Would suit a DIY enthusiast

Having seen several amusing rants about the relationship between journalists and PRs on Twitter of late, we thought it might be a nice idea to let some of the journalists speak out about the things that annoy them the most. In the first of our new series of #hackbugbears, journalist Nick Booth wryly ponders the disturbing similarities between PR people and estate agents…
In a way PRs are like estate agents of intellectual property. Some are great but others are…hang on, who’s calling me now…?
Some of my best friends are Estate Agents. There, I’ve said it.
I don’t know what you’re sneering at: they’re not all bad. They’ve got a job to do, and many of them are brilliant at it. Great company, they know the business market and where all the bodies are buried. Then again, there are others who live up to the dreadful stereotype and give the rest a bad name.
But no matter how good they are at their job, they all face the same essential dilemma: they’re trapped between the rock of indifferent buyers and the hard place of deluded sellers, who think their studio flat in Penge is the greatest story in the market. The poor estate agent takes all the flack and tries to keep both sides happy. Sometimes I’m convinced that publishing is the property market in a parallel world. To me, the publication I work on is my home. Naturally, I’ve invested massive emotional capital in it and become blinded to its foibles. I always delude myself that the magazine I work on is essential reading for the world.
Meanwhile the buyer – typically an IT company that wants publicity – values my intellectual property with more scepticism. They just see it as a piece of publicity real estate, which they might settle for if they can’t buy their way into the Financial Times. In between these two polar opposites is the poor old editorial estate agent, the PR. Poor bugger. They have to keep their client, Cables-R-Us, happy and dampen down any expectations of getting on the front page of the FT every time a new cable is launched.

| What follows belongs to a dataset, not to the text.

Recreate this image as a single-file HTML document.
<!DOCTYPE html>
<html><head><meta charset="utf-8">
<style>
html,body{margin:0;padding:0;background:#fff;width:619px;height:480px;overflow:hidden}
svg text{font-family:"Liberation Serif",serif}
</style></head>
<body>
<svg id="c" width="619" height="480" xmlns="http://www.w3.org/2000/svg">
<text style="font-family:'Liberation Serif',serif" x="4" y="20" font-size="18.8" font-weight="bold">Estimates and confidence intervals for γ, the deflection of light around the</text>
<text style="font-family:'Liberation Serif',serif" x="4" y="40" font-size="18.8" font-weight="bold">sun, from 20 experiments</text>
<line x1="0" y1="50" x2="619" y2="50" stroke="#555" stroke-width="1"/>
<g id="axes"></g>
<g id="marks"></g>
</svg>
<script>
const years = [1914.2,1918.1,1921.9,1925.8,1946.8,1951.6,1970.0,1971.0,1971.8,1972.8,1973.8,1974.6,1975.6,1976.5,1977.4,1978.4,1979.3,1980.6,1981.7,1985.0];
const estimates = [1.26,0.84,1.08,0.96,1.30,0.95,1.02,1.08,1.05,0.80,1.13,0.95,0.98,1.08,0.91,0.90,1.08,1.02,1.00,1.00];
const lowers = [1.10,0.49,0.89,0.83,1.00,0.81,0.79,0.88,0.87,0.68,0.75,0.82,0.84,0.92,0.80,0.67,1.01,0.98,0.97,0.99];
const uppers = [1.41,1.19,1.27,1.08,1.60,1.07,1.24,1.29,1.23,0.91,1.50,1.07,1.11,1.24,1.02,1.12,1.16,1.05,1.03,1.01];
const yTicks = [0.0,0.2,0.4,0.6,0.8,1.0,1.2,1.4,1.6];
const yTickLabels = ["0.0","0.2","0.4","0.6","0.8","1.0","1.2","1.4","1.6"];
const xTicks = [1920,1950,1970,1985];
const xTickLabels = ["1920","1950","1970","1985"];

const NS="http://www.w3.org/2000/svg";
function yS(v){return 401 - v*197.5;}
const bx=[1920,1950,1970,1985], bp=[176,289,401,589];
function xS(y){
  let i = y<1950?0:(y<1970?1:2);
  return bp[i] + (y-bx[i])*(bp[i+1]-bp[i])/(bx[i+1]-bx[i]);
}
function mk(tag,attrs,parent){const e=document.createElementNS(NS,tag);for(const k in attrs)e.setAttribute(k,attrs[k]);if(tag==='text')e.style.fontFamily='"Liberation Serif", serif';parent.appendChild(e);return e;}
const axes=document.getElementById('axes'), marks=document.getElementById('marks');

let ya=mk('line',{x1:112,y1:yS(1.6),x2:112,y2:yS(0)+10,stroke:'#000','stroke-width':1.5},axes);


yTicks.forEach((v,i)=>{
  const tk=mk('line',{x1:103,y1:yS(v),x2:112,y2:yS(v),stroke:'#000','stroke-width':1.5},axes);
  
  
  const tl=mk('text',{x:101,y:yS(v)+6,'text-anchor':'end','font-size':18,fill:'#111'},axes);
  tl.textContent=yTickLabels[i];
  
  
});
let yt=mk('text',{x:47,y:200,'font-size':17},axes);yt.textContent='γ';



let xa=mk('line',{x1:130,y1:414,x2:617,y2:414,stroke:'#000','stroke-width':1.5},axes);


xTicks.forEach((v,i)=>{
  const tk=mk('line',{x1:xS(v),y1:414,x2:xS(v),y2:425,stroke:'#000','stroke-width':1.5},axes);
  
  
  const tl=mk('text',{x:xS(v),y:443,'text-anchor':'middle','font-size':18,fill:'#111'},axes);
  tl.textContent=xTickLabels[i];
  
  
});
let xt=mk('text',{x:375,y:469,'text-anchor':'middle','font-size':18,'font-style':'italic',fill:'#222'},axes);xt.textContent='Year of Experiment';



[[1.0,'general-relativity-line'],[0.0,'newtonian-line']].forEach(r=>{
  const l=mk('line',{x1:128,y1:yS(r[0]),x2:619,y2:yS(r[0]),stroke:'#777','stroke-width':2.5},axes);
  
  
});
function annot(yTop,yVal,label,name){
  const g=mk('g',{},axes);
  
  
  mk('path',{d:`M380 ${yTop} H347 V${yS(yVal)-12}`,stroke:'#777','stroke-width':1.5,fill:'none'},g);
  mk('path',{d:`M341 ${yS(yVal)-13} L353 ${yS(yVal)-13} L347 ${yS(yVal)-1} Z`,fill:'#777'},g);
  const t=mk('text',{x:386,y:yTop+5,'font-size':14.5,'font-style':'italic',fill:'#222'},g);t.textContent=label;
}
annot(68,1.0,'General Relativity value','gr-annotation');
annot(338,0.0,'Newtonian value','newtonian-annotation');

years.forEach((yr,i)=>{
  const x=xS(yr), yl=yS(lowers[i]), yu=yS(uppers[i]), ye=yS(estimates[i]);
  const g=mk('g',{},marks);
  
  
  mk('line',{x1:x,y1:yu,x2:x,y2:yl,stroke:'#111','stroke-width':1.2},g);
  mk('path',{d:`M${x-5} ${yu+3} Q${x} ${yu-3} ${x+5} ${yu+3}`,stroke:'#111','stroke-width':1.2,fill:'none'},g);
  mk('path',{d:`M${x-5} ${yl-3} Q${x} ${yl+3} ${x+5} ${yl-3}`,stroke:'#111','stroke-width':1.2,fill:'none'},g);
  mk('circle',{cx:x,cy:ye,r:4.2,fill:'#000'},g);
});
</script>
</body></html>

Meanwhile, the PR has to be nice to hacks, who are similarly prone to delusions.
So, I take my hat off to any spin-doctors, you have a difficult job.

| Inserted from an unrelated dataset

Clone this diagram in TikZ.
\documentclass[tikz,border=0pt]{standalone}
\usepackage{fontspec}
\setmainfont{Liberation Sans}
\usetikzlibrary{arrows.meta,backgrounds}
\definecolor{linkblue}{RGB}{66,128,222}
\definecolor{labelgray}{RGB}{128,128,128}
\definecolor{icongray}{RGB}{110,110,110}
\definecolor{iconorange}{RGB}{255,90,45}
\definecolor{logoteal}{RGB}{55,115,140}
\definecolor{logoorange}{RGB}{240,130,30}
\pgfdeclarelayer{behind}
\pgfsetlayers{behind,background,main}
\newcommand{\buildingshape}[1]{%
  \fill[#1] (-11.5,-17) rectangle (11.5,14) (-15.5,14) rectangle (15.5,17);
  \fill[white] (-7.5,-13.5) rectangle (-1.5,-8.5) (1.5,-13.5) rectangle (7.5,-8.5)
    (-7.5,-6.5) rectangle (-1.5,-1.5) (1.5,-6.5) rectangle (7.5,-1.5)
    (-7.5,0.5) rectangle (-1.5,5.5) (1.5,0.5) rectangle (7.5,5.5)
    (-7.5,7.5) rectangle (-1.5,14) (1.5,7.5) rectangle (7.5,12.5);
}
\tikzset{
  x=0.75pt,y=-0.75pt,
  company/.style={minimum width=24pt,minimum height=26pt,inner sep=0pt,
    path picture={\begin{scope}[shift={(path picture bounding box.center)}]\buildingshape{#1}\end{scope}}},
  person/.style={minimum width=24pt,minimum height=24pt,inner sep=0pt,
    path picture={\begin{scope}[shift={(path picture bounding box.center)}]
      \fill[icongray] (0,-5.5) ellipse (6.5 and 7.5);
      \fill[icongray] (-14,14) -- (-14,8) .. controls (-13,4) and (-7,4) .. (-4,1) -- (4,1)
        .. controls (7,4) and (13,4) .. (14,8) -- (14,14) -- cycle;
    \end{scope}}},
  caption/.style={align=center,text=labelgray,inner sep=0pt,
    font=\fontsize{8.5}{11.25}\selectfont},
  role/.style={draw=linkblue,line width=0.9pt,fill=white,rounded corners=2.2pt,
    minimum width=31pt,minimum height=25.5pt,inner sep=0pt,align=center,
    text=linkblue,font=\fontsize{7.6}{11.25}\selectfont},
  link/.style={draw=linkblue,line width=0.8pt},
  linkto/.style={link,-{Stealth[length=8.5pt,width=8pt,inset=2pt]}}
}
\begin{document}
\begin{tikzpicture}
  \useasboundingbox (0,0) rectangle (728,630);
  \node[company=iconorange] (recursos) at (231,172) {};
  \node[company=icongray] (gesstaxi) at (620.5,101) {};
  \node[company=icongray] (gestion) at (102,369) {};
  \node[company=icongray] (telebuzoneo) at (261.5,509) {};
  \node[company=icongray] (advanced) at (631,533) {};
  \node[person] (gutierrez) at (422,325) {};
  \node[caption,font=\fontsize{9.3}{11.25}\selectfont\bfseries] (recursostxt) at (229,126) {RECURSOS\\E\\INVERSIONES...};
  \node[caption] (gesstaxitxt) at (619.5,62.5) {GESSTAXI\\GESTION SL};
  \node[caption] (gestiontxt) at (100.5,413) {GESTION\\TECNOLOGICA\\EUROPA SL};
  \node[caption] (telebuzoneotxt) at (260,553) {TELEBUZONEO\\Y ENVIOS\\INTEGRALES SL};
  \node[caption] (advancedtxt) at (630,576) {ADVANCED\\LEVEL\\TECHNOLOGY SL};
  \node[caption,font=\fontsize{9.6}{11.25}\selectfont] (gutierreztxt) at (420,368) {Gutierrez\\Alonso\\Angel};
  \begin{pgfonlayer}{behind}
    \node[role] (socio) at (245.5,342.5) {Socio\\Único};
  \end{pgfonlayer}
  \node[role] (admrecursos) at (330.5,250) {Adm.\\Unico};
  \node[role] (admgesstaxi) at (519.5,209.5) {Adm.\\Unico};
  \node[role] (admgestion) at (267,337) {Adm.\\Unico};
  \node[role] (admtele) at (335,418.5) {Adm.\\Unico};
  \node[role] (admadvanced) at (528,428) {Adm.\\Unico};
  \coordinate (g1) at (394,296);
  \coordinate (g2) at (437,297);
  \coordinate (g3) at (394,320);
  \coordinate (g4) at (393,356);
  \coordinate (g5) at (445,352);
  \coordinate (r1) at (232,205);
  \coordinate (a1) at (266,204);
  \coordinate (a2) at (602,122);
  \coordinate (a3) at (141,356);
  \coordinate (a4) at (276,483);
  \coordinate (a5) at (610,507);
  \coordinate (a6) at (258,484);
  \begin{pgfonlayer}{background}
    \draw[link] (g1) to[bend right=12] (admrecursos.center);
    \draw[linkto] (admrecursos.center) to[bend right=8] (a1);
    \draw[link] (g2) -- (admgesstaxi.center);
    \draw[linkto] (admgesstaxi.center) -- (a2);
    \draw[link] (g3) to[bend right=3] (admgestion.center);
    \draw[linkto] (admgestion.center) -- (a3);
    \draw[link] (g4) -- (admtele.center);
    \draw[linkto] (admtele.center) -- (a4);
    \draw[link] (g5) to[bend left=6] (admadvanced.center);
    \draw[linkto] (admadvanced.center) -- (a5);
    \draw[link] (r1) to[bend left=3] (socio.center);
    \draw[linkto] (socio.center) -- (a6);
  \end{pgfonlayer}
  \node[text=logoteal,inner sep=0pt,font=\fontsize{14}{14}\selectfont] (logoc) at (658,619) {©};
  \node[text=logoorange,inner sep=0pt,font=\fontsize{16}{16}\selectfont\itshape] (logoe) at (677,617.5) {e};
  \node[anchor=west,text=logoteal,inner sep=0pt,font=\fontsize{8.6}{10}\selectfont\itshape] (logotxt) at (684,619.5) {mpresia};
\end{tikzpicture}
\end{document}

Having said that, there are quite a few I’d like to bypass. There are many who put so little thought into what they do that their business model could easily be automated. You know the type. They use the scattergun approach and send every property out to everyone on their books. You ask them a question and they can’t tell you anything about their client, despite the fact they’ll be charging them handsomely. Then they’ll say anything – anything! You know, just to persuade you to attend a viewing.
Then there’s the jargon, which is repeated on every set of details they send out. “Ideally suited to the SME enterprise, ideally placed for the information superhighway, with plug and play architecture, would suit a buyer who wants to add value…”
Having said that, I quite often turn up for the viewings, just out of curiosity. What a waste of time that is though.